[Charts and diagrams as code]
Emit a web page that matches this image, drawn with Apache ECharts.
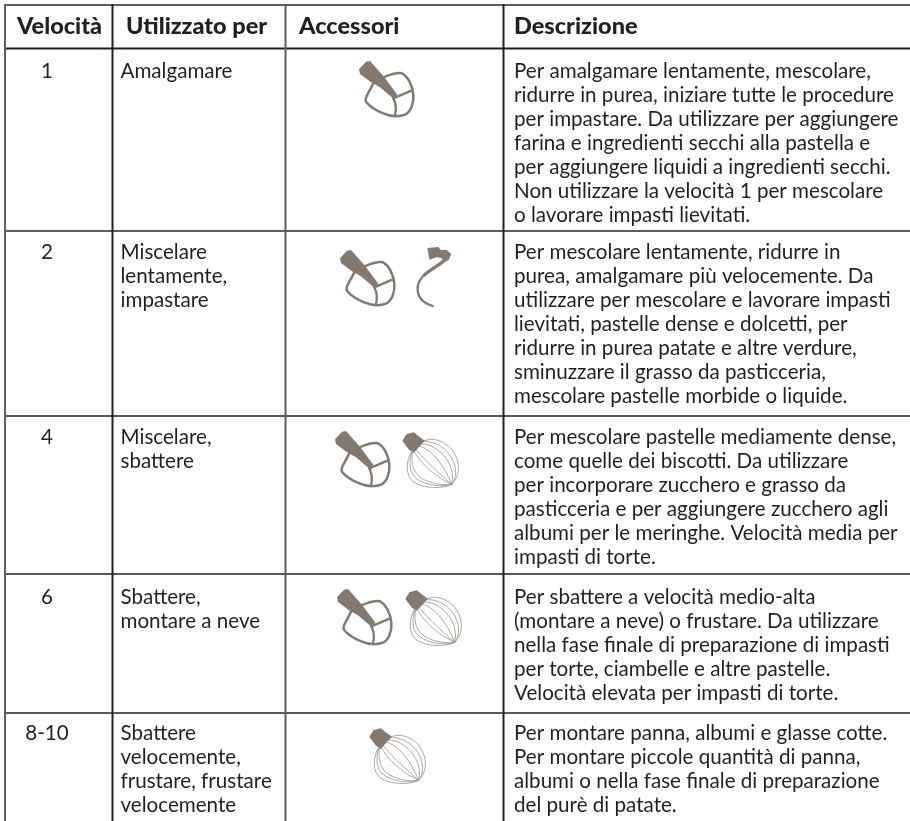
<!DOCTYPE html>
<html><head><meta charset="utf-8">
<style>html,body{margin:0;padding:0;background:#fff}#c{width:910px;height:821px}</style>
<script src="https://cdn.jsdelivr.net/npm/echarts@6/dist/echarts.min.js"></script>
</head><body><div id="c"></div>
<script>
var headers = ['Velocità', 'Utilizzato per', 'Accessori', 'Descrizione'];
var speeds = ['1', '2', '4', '6', '8-10'];
var uses = [
  ['Amalgamare'],
  ['Miscelare', 'lentamente,', 'impastare'],
  ['Miscelare,', 'sbattere'],
  ['Sbattere,', 'montare a neve'],
  ['Sbattere', 'velocemente,', 'frustare, frustare', 'velocemente']
];
var descriptions = [
  ['Per amalgamare lentamente, mescolare,', 'ridurre in purea, iniziare tutte le procedure', 'per impastare. Da utilizzare per aggiungere', 'farina e ingredienti secchi alla pastella e', 'per aggiungere liquidi a ingredienti secchi.', 'Non utilizzare la velocità 1 per mescolare', 'o lavorare impasti lievitati.'],
  ['Per mescolare lentamente, ridurre in', 'purea, amalgamare più velocemente. Da', 'utilizzare per mescolare e lavorare impasti', 'lievitati, pastelle dense e dolcetti, per', 'ridurre in purea patate e altre verdure,', 'sminuzzare il grasso da pasticceria,', 'mescolare pastelle morbide o liquide.'],
  ['Per mescolare pastelle mediamente dense,', 'come quelle dei biscotti. Da utilizzare', 'per incorporare zucchero e grasso da', 'pasticceria e per aggiungere zucchero agli', 'albumi per le meringhe. Velocità media per', 'impasti di torte.'],
  ['Per sbattere a velocità medio-alta', '(montare a neve) o frustare. Da utilizzare', 'nella fase finale di preparazione di impasti', 'per torte, ciambelle e altre pastelle.', 'Velocità elevata per impasti di torte.'],
  ['Per montare panna, albumi e glasse cotte.', 'Per montare piccole quantità di panna,', 'albumi o nella fase finale di preparazione', 'del purè di patate.']
];
var accessories = [['beater'], ['beater', 'hook'], ['beater', 'whisk'], ['beater', 'whisk'], ['whisk']];

// layout (separate from the content above)
var W = 910, H = 821;
var colLines = [5, 112.5, 285.5, 503.5];
var rowLines = [5, 48.5, 231, 416, 574, 713];
var baselines = [77, 258, 443, 603, 739];
var lineStep = 24;
var speedCenter = 47, useX = 120.5, descX = 514;
var iconAt = [
  [[340, 50]],
  [[321, 239], [290, 220]],
  [[316, 420], [393, 429]],
  [[318, 578], [396, 587]],
  [[360, 725]]
];
var ink = '#231f20', iconInk = '#84796f', wire = '#9a9289';
var font = 'Lato';
var bodySize = 20.6, headSize = 23.5;

var iconParts = {
  beater: [
    {d:'M130 82 C150 74 170 66 186 70 C202 78 218 105 220 135 C222 160 212 185 197 193 C176 201 150 199 130 190 C110 182 88 168 78 155 C74 148 78 140 84 130 L100 100', w:7.5},
    {d:'M160 145 L214 122', w:7},
    {d:'M160 145 C168 160 170 175 165 195', w:7},
    {d:'M57 58 L78 35 L90 33 L130 78 L172 134 L161 147 L120 112 L92 96 L60 72 Z', fill:iconInk}
  ],
  hook: [
    {d:'M412 84 L445 81 L452 90 L470 90 L484 102 L476 120 L462 127 L455 114 L440 112 L418 119 L415 100 Z', fill:iconInk},
    {d:'M470 112 C458 132 425 145 403 165', w:10},
    {d:'M403 165 C375 190 370 240 428 258', w:7}
  ],
  whisk: [
    {d:'M88 38 C130 15 190 50 196 110 C198 135 188 155 176 166', w:2.4, thin:1},
    {d:'M82 40 C125 28 178 65 187 118 C190 140 184 155 176 166', w:2.4, thin:1},
    {d:'M78 45 C120 40 165 80 176 124 C180 142 178 155 176 166', w:2.4, thin:1},
    {d:'M72 50 C110 55 150 100 176 166', w:2.4, thin:1},
    {d:'M66 56 C85 85 130 125 176 166', w:2.4, thin:1},
    {d:'M62 62 C75 95 120 140 176 166', w:2.4, thin:1},
    {d:'M54 70 C38 100 38 140 60 158 C90 180 150 180 176 166', w:2.4, thin:1},
    {d:'M56 70 C46 105 50 135 72 150 C100 170 150 176 176 166', w:2.4, thin:1},
    {d:'M58 70 C54 105 60 130 86 148 C115 165 150 170 176 166', w:2.4, thin:1},
    {d:'M28 36 L40 16 L62 10 L95 35 L62 72 L48 62 Z', fill:iconInk}
  ]
};

function textEl(api, x, base, str, size, weight, align) {
  var p = api.coord([x, base]);
  return { type:'text', style:{ text:str, x:p[0], y:p[1], fill:ink, font:(weight||'normal')+' '+size+'px '+font, align:align||'left', verticalAlign:'bottom' } , silent:true};
}
function iconEl(api, name, pos) {
  var p = api.coord(pos);
  return { type:'group', x:p[0], y:p[1], scaleX:1/3, scaleY:1/3, children: iconParts[name].map(function (part) {
    return { type:'path', shape:{ pathData:part.d, layout:'none' }, style: part.fill ? { fill:part.fill, stroke:null } : { fill:'none', stroke: part.thin ? wire : iconInk, lineWidth:part.w, lineCap:'round', lineJoin:'round' } };
  })};
}
var textDrop = 5;

var ruleData = [];
rowLines.forEach(function (y, i) { ruleData.push([4, y, W, y, i]); });
colLines.forEach(function (x, i) { ruleData.push([x, 4, x, H, 10 + i]); });

var rowIdx = speeds.map(function (s, i) { return [i]; });

var chart = echarts.init(document.getElementById('c'), null, { renderer:'canvas' });
chart.setOption({
  animation:false,
  backgroundColor:'#fff',
  grid:{ left:0, right:0, top:0, bottom:0 },
  xAxis:{ type:'value', min:0, max:W, show:false },
  yAxis:{ type:'value', min:0, max:H, inverse:true, show:false },
  series:[
    { type:'custom', coordinateSystem:'cartesian2d', clip:false, silent:true, encode:{x:0,y:1},
      data:ruleData,
      renderItem:function (params, api) {
        var a = api.coord([api.value(0), api.value(1)]), b = api.coord([api.value(2), api.value(3)]);
        var k = api.value(4);
        var grey = (k === 0 || k === 2 || k === 10 || k === 12);
        return { type:'line', shape:{ x1:a[0], y1:a[1], x2:b[0], y2:b[1] },
          style:{ stroke: grey ? '#5f5d5e' : ink, lineWidth: (k === 3 || k === 4 || k === 5) ? 1.5 : 2 } };
      } },
    { type:'custom', coordinateSystem:'cartesian2d', clip:false, silent:true, encode:{x:0},
      data:[[0]],
      renderItem:function (params, api) {
        var hx = [17, 126, 299, 514], kids = [];
        headers.forEach(function (h, i) {
          kids.push(textEl(api, hx[i], 33 + textDrop, h, headSize, '900', 'left'));
        });
        return { type:'group', children:kids };
      } },
    { type:'custom', coordinateSystem:'cartesian2d', clip:false, silent:true, encode:{x:0},
      data:rowIdx,
      renderItem:function (params, api) {
        var r = api.value(0), kids = [], b = baselines[r] + textDrop;
        kids.push(textEl(api, speedCenter, b, speeds[r], bodySize, 'normal', 'center'));
        uses[r].forEach(function (t, i) { kids.push(textEl(api, useX, b + i * lineStep, t, bodySize)); });
        descriptions[r].forEach(function (t, i) { kids.push(textEl(api, descX, b + i * lineStep, t, bodySize)); });
        accessories[r].forEach(function (name, i) { kids.push(iconEl(api, name, iconAt[r][i])); });
        return { type:'group', children:kids };
      } }
  ]
});
</script></body></html>
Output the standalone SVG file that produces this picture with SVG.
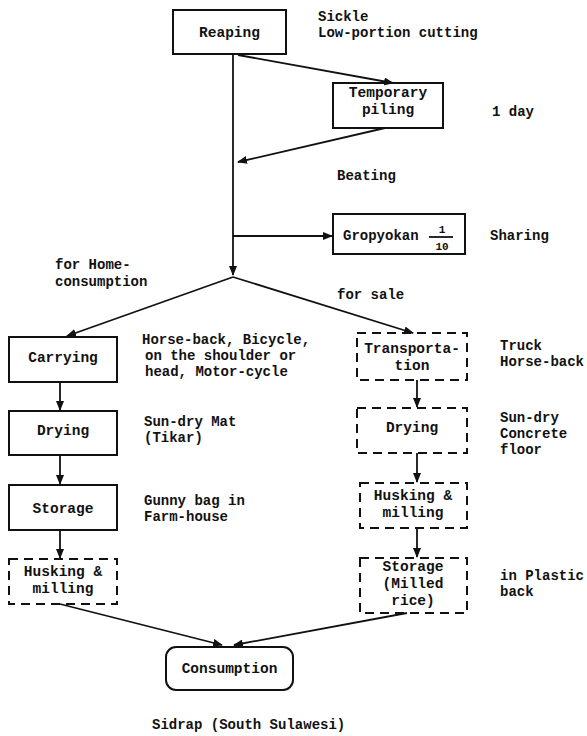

*The exercise*.
Pictures in the data above should not be copied; transcribe everything else exactly.

*Answer to the problem*.
Emit a web page that matches this image, drawn with Apache ECharts.
<!DOCTYPE html>
<html><head><meta charset="utf-8">
<style>html,body{margin:0;padding:0;background:#fff}#c{width:910px;height:821px}</style>
<script src="https://cdn.jsdelivr.net/npm/echarts@6/dist/echarts.min.js"></script>
</head><body><div id="c"></div>
<script>
var headers = ['Velocità', 'Utilizzato per', 'Accessori', 'Descrizione'];
var speeds = ['1', '2', '4', '6', '8-10'];
var uses = [
  ['Amalgamare'],
  ['Miscelare', 'lentamente,', 'impastare'],
  ['Miscelare,', 'sbattere'],
  ['Sbattere,', 'montare a neve'],
  ['Sbattere', 'velocemente,', 'frustare, frustare', 'velocemente']
];
var descriptions = [
  ['Per amalgamare lentamente, mescolare,', 'ridurre in purea, iniziare tutte le procedure', 'per impastare. Da utilizzare per aggiungere', 'farina e ingredienti secchi alla pastella e', 'per aggiungere liquidi a ingredienti secchi.', 'Non utilizzare la velocità 1 per mescolare', 'o lavorare impasti lievitati.'],
  ['Per mescolare lentamente, ridurre in', 'purea, amalgamare più velocemente. Da', 'utilizzare per mescolare e lavorare impasti', 'lievitati, pastelle dense e dolcetti, per', 'ridurre in purea patate e altre verdure,', 'sminuzzare il grasso da pasticceria,', 'mescolare pastelle morbide o liquide.'],
  ['Per mescolare pastelle mediamente dense,', 'come quelle dei biscotti. Da utilizzare', 'per incorporare zucchero e grasso da', 'pasticceria e per aggiungere zucchero agli', 'albumi per le meringhe. Velocità media per', 'impasti di torte.'],
  ['Per sbattere a velocità medio-alta', '(montare a neve) o frustare. Da utilizzare', 'nella fase finale di preparazione di impasti', 'per torte, ciambelle e altre pastelle.', 'Velocità elevata per impasti di torte.'],
  ['Per montare panna, albumi e glasse cotte.', 'Per montare piccole quantità di panna,', 'albumi o nella fase finale di preparazione', 'del purè di patate.']
];
var accessories = [['beater'], ['beater', 'hook'], ['beater', 'whisk'], ['beater', 'whisk'], ['whisk']];

// layout (separate from the content above)
var W = 910, H = 821;
var colLines = [5, 112.5, 285.5, 503.5];
var rowLines = [5, 48.5, 231, 416, 574, 713];
var baselines = [77, 258, 443, 603, 739];
var lineStep = 24;
var speedCenter = 47, useX = 120.5, descX = 514;
var iconAt = [
  [[340, 50]],
  [[321, 239], [290, 220]],
  [[316, 420], [393, 429]],
  [[318, 578], [396, 587]],
  [[360, 725]]
];
var ink = '#231f20', iconInk = '#84796f', wire = '#9a9289';
var font = 'Lato';
var bodySize = 20.6, headSize = 23.5;

var iconParts = {
  beater: [
    {d:'M130 82 C150 74 170 66 186 70 C202 78 218 105 220 135 C222 160 212 185 197 193 C176 201 150 199 130 190 C110 182 88 168 78 155 C74 148 78 140 84 130 L100 100', w:7.5},
    {d:'M160 145 L214 122', w:7},
    {d:'M160 145 C168 160 170 175 165 195', w:7},
    {d:'M57 58 L78 35 L90 33 L130 78 L172 134 L161 147 L120 112 L92 96 L60 72 Z', fill:iconInk}
  ],
  hook: [
    {d:'M412 84 L445 81 L452 90 L470 90 L484 102 L476 120 L462 127 L455 114 L440 112 L418 119 L415 100 Z', fill:iconInk},
    {d:'M470 112 C458 132 425 145 403 165', w:10},
    {d:'M403 165 C375 190 370 240 428 258', w:7}
  ],
  whisk: [
    {d:'M88 38 C130 15 190 50 196 110 C198 135 188 155 176 166', w:2.4, thin:1},
    {d:'M82 40 C125 28 178 65 187 118 C190 140 184 155 176 166', w:2.4, thin:1},
    {d:'M78 45 C120 40 165 80 176 124 C180 142 178 155 176 166', w:2.4, thin:1},
    {d:'M72 50 C110 55 150 100 176 166', w:2.4, thin:1},
    {d:'M66 56 C85 85 130 125 176 166', w:2.4, thin:1},
    {d:'M62 62 C75 95 120 140 176 166', w:2.4, thin:1},
    {d:'M54 70 C38 100 38 140 60 158 C90 180 150 180 176 166', w:2.4, thin:1},
    {d:'M56 70 C46 105 50 135 72 150 C100 170 150 176 176 166', w:2.4, thin:1},
    {d:'M58 70 C54 105 60 130 86 148 C115 165 150 170 176 166', w:2.4, thin:1},
    {d:'M28 36 L40 16 L62 10 L95 35 L62 72 L48 62 Z', fill:iconInk}
  ]
};

function textEl(api, x, base, str, size, weight, align) {
  var p = api.coord([x, base]);
  return { type:'text', style:{ text:str, x:p[0], y:p[1], fill:ink, font:(weight||'normal')+' '+size+'px '+font, align:align||'left', verticalAlign:'bottom' } , silent:true};
}
function iconEl(api, name, pos) {
  var p = api.coord(pos);
  return { type:'group', x:p[0], y:p[1], scaleX:1/3, scaleY:1/3, children: iconParts[name].map(function (part) {
    return { type:'path', shape:{ pathData:part.d, layout:'none' }, style: part.fill ? { fill:part.fill, stroke:null } : { fill:'none', stroke: part.thin ? wire : iconInk, lineWidth:part.w, lineCap:'round', lineJoin:'round' } };
  })};
}
var textDrop = 5;

var ruleData = [];
rowLines.forEach(function (y, i) { ruleData.push([4, y, W, y, i]); });
colLines.forEach(function (x, i) { ruleData.push([x, 4, x, H, 10 + i]); });

var rowIdx = speeds.map(function (s, i) { return [i]; });

var chart = echarts.init(document.getElementById('c'), null, { renderer:'canvas' });
chart.setOption({
  animation:false,
  backgroundColor:'#fff',
  grid:{ left:0, right:0, top:0, bottom:0 },
  xAxis:{ type:'value', min:0, max:W, show:false },
  yAxis:{ type:'value', min:0, max:H, inverse:true, show:false },
  series:[
    { type:'custom', coordinateSystem:'cartesian2d', clip:false, silent:true, encode:{x:0,y:1},
      data:ruleData,
      renderItem:function (params, api) {
        var a = api.coord([api.value(0), api.value(1)]), b = api.coord([api.value(2), api.value(3)]);
        var k = api.value(4);
        var grey = (k === 0 || k === 2 || k === 10 || k === 12);
        return { type:'line', shape:{ x1:a[0], y1:a[1], x2:b[0], y2:b[1] },
          style:{ stroke: grey ? '#5f5d5e' : ink, lineWidth: (k === 3 || k === 4 || k === 5) ? 1.5 : 2 } };
      } },
    { type:'custom', coordinateSystem:'cartesian2d', clip:false, silent:true, encode:{x:0},
      data:[[0]],
      renderItem:function (params, api) {
        var hx = [17, 126, 299, 514], kids = [];
        headers.forEach(function (h, i) {
          kids.push(textEl(api, hx[i], 33 + textDrop, h, headSize, '900', 'left'));
        });
        return { type:'group', children:kids };
      } },
    { type:'custom', coordinateSystem:'cartesian2d', clip:false, silent:true, encode:{x:0},
      data:rowIdx,
      renderItem:function (params, api) {
        var r = api.value(0), kids = [], b = baselines[r] + textDrop;
        kids.push(textEl(api, speedCenter, b, speeds[r], bodySize, 'normal', 'center'));
        uses[r].forEach(function (t, i) { kids.push(textEl(api, useX, b + i * lineStep, t, bodySize)); });
        descriptions[r].forEach(function (t, i) { kids.push(textEl(api, descX, b + i * lineStep, t, bodySize)); });
        accessories[r].forEach(function (name, i) { kids.push(iconEl(api, name, iconAt[r][i])); });
        return { type:'group', children:kids };
      } }
  ]
});
</script></body></html>
Output the standalone SVG file that produces this picture with SVG.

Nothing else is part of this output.